In comparison with them, Biology was something of an oasis. Here, at any rate, he had to deal with life, a mystery more obvious and less academic. The contemplation of its lower forms, such as the Amoeba, a tiny speck of dreamy protoplasm stretching out its languid tentacles, living its remote and curiously detached life with no aims beyond that of bare mysterious existence, filled him with a strange awe. The laboratory in which these researches were conducted, was high and airy and not associated with any unpleasant smells except at the season when the class were engaged upon the dissection of the hideous dog-fish. It had even its aspects of beauty in the person of the fair American in her dark overall; and for this reason, if for no other, Edwin found himself becoming most proficient in his knowledge of the subject.

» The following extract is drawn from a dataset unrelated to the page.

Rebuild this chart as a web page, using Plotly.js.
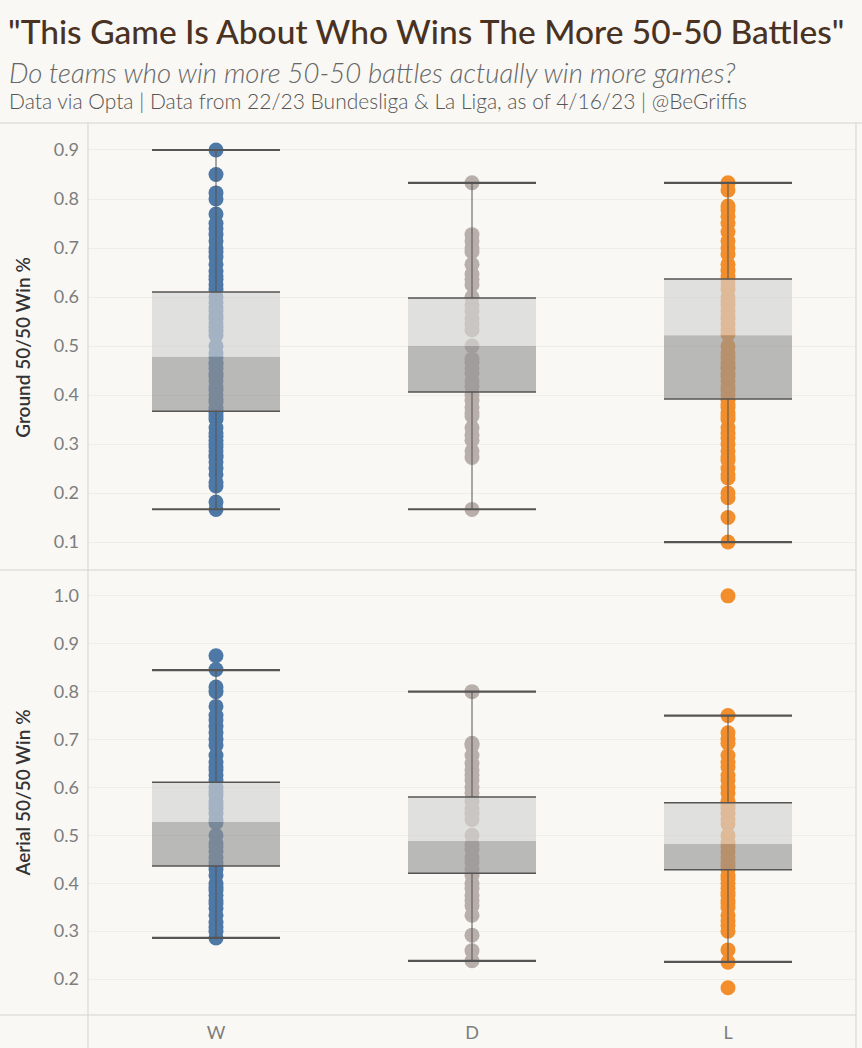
<!DOCTYPE html>
<html>
<head>
<meta charset="utf-8">
<script src="https://cdn.plot.ly/plotly-3.0.1.min.js"></script>
<style>html,body{margin:0;padding:0;background:#f9f8f4;}</style>
</head>
<body>
<div id="chart" style="width:862px;height:1048px;"></div>
<script>
// ---- Data ----
const categories = ['W', 'D', 'L'];

// Ground 50/50 win % per team-game, by result
const groundW = [0.9, 0.85, 0.8125, 0.8, 0.7692, 0.75, 0.7391, 0.7273, 0.7143, 0.7, 0.6923, 0.6818, 0.6667, 0.6522, 0.6429, 0.6364, 0.625, 0.6154, 0.6, 0.5882, 0.5789, 0.5714, 0.5625, 0.5556, 0.5455, 0.5385, 0.5294, 0.5217, 0.5, 0.4848, 0.4762, 0.4667, 0.4615, 0.4545, 0.4444, 0.4375, 0.4286, 0.4167, 0.4091, 0.4, 0.3913, 0.3846, 0.375, 0.3684, 0.3636, 0.3571, 0.35, 0.3333, 0.3226, 0.3158, 0.3077, 0.3, 0.2941, 0.2857, 0.2778, 0.2727, 0.2632, 0.25, 0.2381, 0.2222, 0.2143, 0.1818, 0.1667];
const groundD = [0.8333, 0.7273, 0.7143, 0.7, 0.6923, 0.6667, 0.6471, 0.6364, 0.625, 0.6, 0.5833, 0.5714, 0.5556, 0.5455, 0.5333, 0.5, 0.4737, 0.4667, 0.4545, 0.4444, 0.4286, 0.4167, 0.4, 0.3889, 0.375, 0.3636, 0.3571, 0.3333, 0.3182, 0.3077, 0.2857, 0.2727, 0.1667];
const groundL = [0.8333, 0.8182, 0.7857, 0.7778, 0.7647, 0.75, 0.7333, 0.7143, 0.7, 0.6875, 0.6667, 0.6538, 0.6429, 0.6364, 0.625, 0.6154, 0.6, 0.5909, 0.5833, 0.5714, 0.5625, 0.5556, 0.5455, 0.5333, 0.5238, 0.5, 0.4857, 0.4762, 0.4667, 0.4583, 0.4545, 0.4444, 0.4375, 0.4286, 0.4167, 0.4091, 0.4, 0.3889, 0.381, 0.375, 0.3636, 0.3571, 0.35, 0.3333, 0.3214, 0.3125, 0.3, 0.2857, 0.2727, 0.2667, 0.25, 0.2381, 0.2308, 0.2, 0.1905, 0.15, 0.1];

// Aerial 50/50 win % per team-game, by result
const aerialW = [0.875, 0.8462, 0.8095, 0.8, 0.7692, 0.75, 0.7407, 0.7273, 0.7143, 0.7, 0.6875, 0.6667, 0.6522, 0.6429, 0.6364, 0.625, 0.6154, 0.6, 0.5909, 0.5833, 0.5714, 0.5625, 0.5556, 0.5455, 0.5333, 0.5263, 0.5, 0.4839, 0.4762, 0.4667, 0.4545, 0.4444, 0.4375, 0.4286, 0.4167, 0.4, 0.3913, 0.3846, 0.375, 0.3636, 0.3571, 0.3478, 0.3333, 0.3182, 0.3077, 0.3, 0.2857];
const aerialD = [0.8, 0.6923, 0.6875, 0.6667, 0.65, 0.6364, 0.625, 0.6154, 0.6, 0.5882, 0.5714, 0.5556, 0.5455, 0.5333, 0.5, 0.4815, 0.4706, 0.4545, 0.4444, 0.4286, 0.4167, 0.4, 0.3889, 0.375, 0.3636, 0.3529, 0.3333, 0.2917, 0.2593, 0.2381];
const aerialL = [1.0, 0.75, 0.7143, 0.7, 0.6923, 0.6667, 0.6522, 0.6429, 0.625, 0.6154, 0.6, 0.5882, 0.5714, 0.5625, 0.5556, 0.5455, 0.5333, 0.5238, 0.5, 0.4857, 0.4762, 0.4667, 0.4545, 0.4444, 0.4375, 0.4286, 0.4167, 0.4091, 0.4, 0.3889, 0.381, 0.375, 0.3636, 0.3571, 0.35, 0.3333, 0.3214, 0.3125, 0.3, 0.2609, 0.2353, 0.1818];

// Box-plot summaries (W, D, L)
const groundLower  = [0.167, 0.167, 0.100];
const groundQ1     = [0.367, 0.406, 0.392];
const groundMedian = [0.478, 0.500, 0.522];
const groundQ3     = [0.610, 0.598, 0.637];
const groundUpper  = [0.900, 0.833, 0.833];

const aerialLower  = [0.286, 0.238, 0.236];
const aerialQ1     = [0.436, 0.421, 0.428];
const aerialMedian = [0.528, 0.488, 0.482];
const aerialQ3     = [0.611, 0.580, 0.568];
const aerialUpper  = [0.845, 0.800, 0.750];

// ---- Styling ----
const dotColors = ['#4e79a7', '#b8aeaa', '#f28e2b'];
const BOX_HALF = 0.25;
const lineCol = '#555555';

function dotTraces(groups, yaxis) {
  return groups.map((vals, i) => ({
    type: 'scatter', mode: 'markers', xaxis: 'x', yaxis: yaxis,
    x: vals.map(() => i), y: vals,
    marker: {size: 15, color: dotColors[i], line: {width: 0}},
    hoverinfo: 'y', showlegend: false
  }));
}

function boxTraces(lo, q1, med, q3, hi, yaxis) {
  const lightX = [], lightY = [], darkX = [], darkY = [];
  const capX = [], capY = [], edgeX = [], edgeY = [], whX = [], whY = [];
  categories.forEach((c, i) => {
    const a = i - BOX_HALF, b = i + BOX_HALF;
    darkX.push(a, b, b, a, a, null);  darkY.push(q1[i], q1[i], med[i], med[i], q1[i], null);
    lightX.push(a, b, b, a, a, null); lightY.push(med[i], med[i], q3[i], q3[i], med[i], null);
    capX.push(a, b, null, a, b, null); capY.push(hi[i], hi[i], null, lo[i], lo[i], null);
    edgeX.push(a, b, null, a, b, null); edgeY.push(q3[i], q3[i], null, q1[i], q1[i], null);
    whX.push(i, i, null, i, i, null); whY.push(q3[i], hi[i], null, q1[i], lo[i], null);
  });
  const base = {type: 'scatter', xaxis: 'x', yaxis: yaxis, hoverinfo: 'skip', showlegend: false};
  return [
    Object.assign({}, base, {x: whX, y: whY, mode: 'lines', line: {color: lineCol, width: 1}}),
    Object.assign({}, base, {x: darkX, y: darkY, mode: 'lines', fill: 'toself', fillcolor: 'rgba(147,147,147,0.63)', line: {width: 0}}),
    Object.assign({}, base, {x: lightX, y: lightY, mode: 'lines', fill: 'toself', fillcolor: 'rgba(211,211,211,0.65)', line: {width: 0}}),
    Object.assign({}, base, {x: edgeX, y: edgeY, mode: 'lines', line: {color: lineCol, width: 1.5}}),
    Object.assign({}, base, {x: capX, y: capY, mode: 'lines', line: {color: lineCol, width: 2.2}})
  ];
}

const data = [].concat(
  dotTraces([groundW, groundD, groundL], 'y'),
  boxTraces(groundLower, groundQ1, groundMedian, groundQ3, groundUpper, 'y'),
  dotTraces([aerialW, aerialD, aerialL], 'y2'),
  boxTraces(aerialLower, aerialQ1, aerialMedian, aerialQ3, aerialUpper, 'y2')
);

const FONT = 'Lato, "Open Sans", sans-serif';
const borderCol = '#d3d3d3';
const gridCol = '#efede8';

const yBase = {
  tickformat: '.1f', showgrid: true, gridcolor: gridCol, gridwidth: 1,
  zeroline: false, showline: false, ticks: '', ticklabelstandoff: 8,
  tickfont: {family: FONT, size: 18, color: '#7d7d7d'}
};

const layout = {
  width: 862, height: 1048,
  paper_bgcolor: '#f9f8f4', plot_bgcolor: '#f9f8f4',
  margin: {l: 88, r: 6, t: 125, b: 33},
  font: {family: FONT},
  showlegend: false,
  title: {
    text: '"This Game Is About Who Wins The More 50-50 Battles"',
    font: {family: FONT, size: 33.5, color: '#4a3222', weight: 500},
    xref: 'container', x: 8/862, xanchor: 'left',
    yref: 'container', y: 1 - 32/1048, yanchor: 'middle'
  },
  xaxis: {
    domain: [0, 1], range: [-0.5, 2.5], anchor: 'y2',
    tickvals: [0, 1, 2], ticktext: categories,
    showgrid: false, zeroline: false, showline: false, ticks: '',
    ticklabelstandoff: 5,
    tickfont: {family: FONT, size: 18, color: '#7d7d7d'}
  },
  yaxis: Object.assign({}, yBase, {
    domain: [0.5, 1], range: [0.043, 0.951], tickvals: [0.1,0.2,0.3,0.4,0.5,0.6,0.7,0.8,0.9],
    anchor: 'x',
    title: {text: 'Ground 50/50 Win %', font: {family: FONT, size: 19, color: '#333333', weight: 600}, standoff: 18}
  }),
  yaxis2: Object.assign({}, yBase, {
    domain: [0, 0.5], range: [0.125, 1.054], tickvals: [0.2,0.3,0.4,0.5,0.6,0.7,0.8,0.9,1.0],
    anchor: 'x',
    title: {text: 'Aerial 50/50 Win %', font: {family: FONT, size: 19, color: '#333333', weight: 600}, standoff: 18}
  }),
  annotations: [
    {text: 'Do teams who win more 50-50 battles actually win more games?',
     xref: 'paper', yref: 'paper', x: -81/768, y: (1015-72)/890, xanchor: 'left', yanchor: 'middle',
     showarrow: false, font: {family: FONT, size: 27.5, color: '#666666', style: 'italic', weight: 300}},
    {text: 'Data via Opta | Data from 22/23 Bundesliga &amp; La Liga, as of 4/16/23 | @BeGriffis',
     xref: 'paper', yref: 'paper', x: -81/768, y: (1015-101)/890, xanchor: 'left', yanchor: 'middle',
     showarrow: false, font: {family: FONT, size: 21, color: '#555555', weight: 300}}
  ],
  shapes: [
    {type: 'line', xref: 'paper', yref: 'paper', x0: -88/768, x1: 1 + 6/768, y0: 1 + 2/890, y1: 1 + 2/890, line: {color: borderCol, width: 1}},
    {type: 'line', xref: 'paper', yref: 'paper', x0: 0, x1: 0, y0: 1 + 2/890, y1: -33/890, line: {color: borderCol, width: 1}},
    {type: 'line', xref: 'paper', yref: 'paper', x0: 1, x1: 1, y0: 1 + 2/890, y1: -33/890, line: {color: borderCol, width: 1}},
    {type: 'line', xref: 'paper', yref: 'paper', x0: -88/768, x1: 1, y0: 0.5, y1: 0.5, line: {color: borderCol, width: 1}},
    {type: 'line', xref: 'paper', yref: 'paper', x0: -88/768, x1: 1, y0: 0, y1: 0, line: {color: borderCol, width: 1}}
  ]
};

Plotly.newPlot('chart', data, layout, {displayModeBar: false, staticPlot: true});
</script>
</body>
</html>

In the middle of the summer the examination came. Maskew was an easy first, and carried off the Queen’s scholarship for the year; Edwin came second with a first-class, which, even if it didn’t satisfy himself, was enough to make his father enthusiastic; Martin ambled through with an ease that challenged Edwin’s respect, and W.G., horribly intense and determined through all the week of the exam., scraped through by virtue of sheer bulldog tenacity. The result of the examination did Edwin good if only by convincing him that Maskew, for all his suburban flashiness and his inferior general education, had a better head than his own. Like the excellent man of business that he was, Maskew did not rest upon his oars: the week after the examination, and the first of the long vacation, found him and W.G. back in the dissecting room, plugging into anatomy, the next year’s principal subject, and Edwin saw at once that if he were to keep pace with his rival he would have to forgo the months of summery leisure to which he had looked forward in the vacation. Martin was playing tennis in Ireland, and so he found himself thrown once more into the society of these two.

It was a pleasant time, for their leisure was their own and there were no lectures to tie them to their work. They did a great deal of their reading in W.G.’s rooms, full of easy-chairs, and wreathed in tobacco smoke that escaped through a French window into a tiny garden plot green and pleasant under the white Midland sky, and this room became a haven of escape from the burning brick pavements in which Edwin and his friends would work together without strain, talking of the future and of W.G.’s romantic past, and stabilising their own ideas on the uncertainties of sex: a problem that so far had meant very little to Edwin, but which W.G. was not in a position to ignore.

“You know, it’s damned funny,” he said, “but when you get to know more about things, when you’ve done some anatomy and that, you begin to think of sex in a different light. It knocks all the mystery out of it, and I’m sure that’s a jolly sound thing. Good Lord, when I think of the ignorance with which I started on this sort of thing! Finding out everything by experiment, you know. . . . Why, if I’d had a short course of anatomy before I left school I should have been saved a lot of rotten experiments that didn’t do me or any one else any good. I’d have been a damned sight cleaner-minded than I ever was. A medical training’s a jolly good thing in that way: shows you exactly where you are instead of letting you go fumbling about in the dark.”

“Knocks all the poetry out of it though,” said Maskew.

“Poetry be damned,” said W.G. seriously, “there’s a good deal too much of your poetry about it. Poetry and mystery and a lot of bunkum like that . . . Male and female created He them. I don’t particularly admire the method. I think He made rather a better job of the amoeba. Think how much simpler it would be to split open a chunk of protoplasm instead of having to make a ridiculous fool of yourself if you want to propagate your species. Still, there it is, and the sooner you realise exactly what it means and what it’s all about, the less you worry your head about it.”

“Well, of course, if you’re going to treat it in that light you’re going to knock all the pleasure out of life—” Maskew protested.

“Oh, you’re a sensualist,” said W.G. “The main thing that I have against it is that it wastes valuable time.” He became scornful. “Think of all these rotten fellows who spend their days writing books on sexual problems, analysing their rotten little sensations in detail and gloating over mysteries of sex. It’s only their ignorance that makes them like that. What they want is a thorough course of anatomy and a whack of practical experience to cure them; and if every one else had the same sort of education there’d be no sale for their books.”

Edwin, listening to their sparring, remembered the library at St. Luke’s and a certain shelf of anatomical works that was always kept locked with a special key that Mr. Leeming carried mysteriously on his watch-chain. On the whole, he agreed with W.G. and his preferences for the methods of the Amoeba’s parthenogenesis. He wondered, however, if the kind of education that W.G. advocated would have scotched the production of such works as Romeo and Juliet or the love poems of Shelley.

“It would be rather rotten if you did away with love, W.G.,” he said.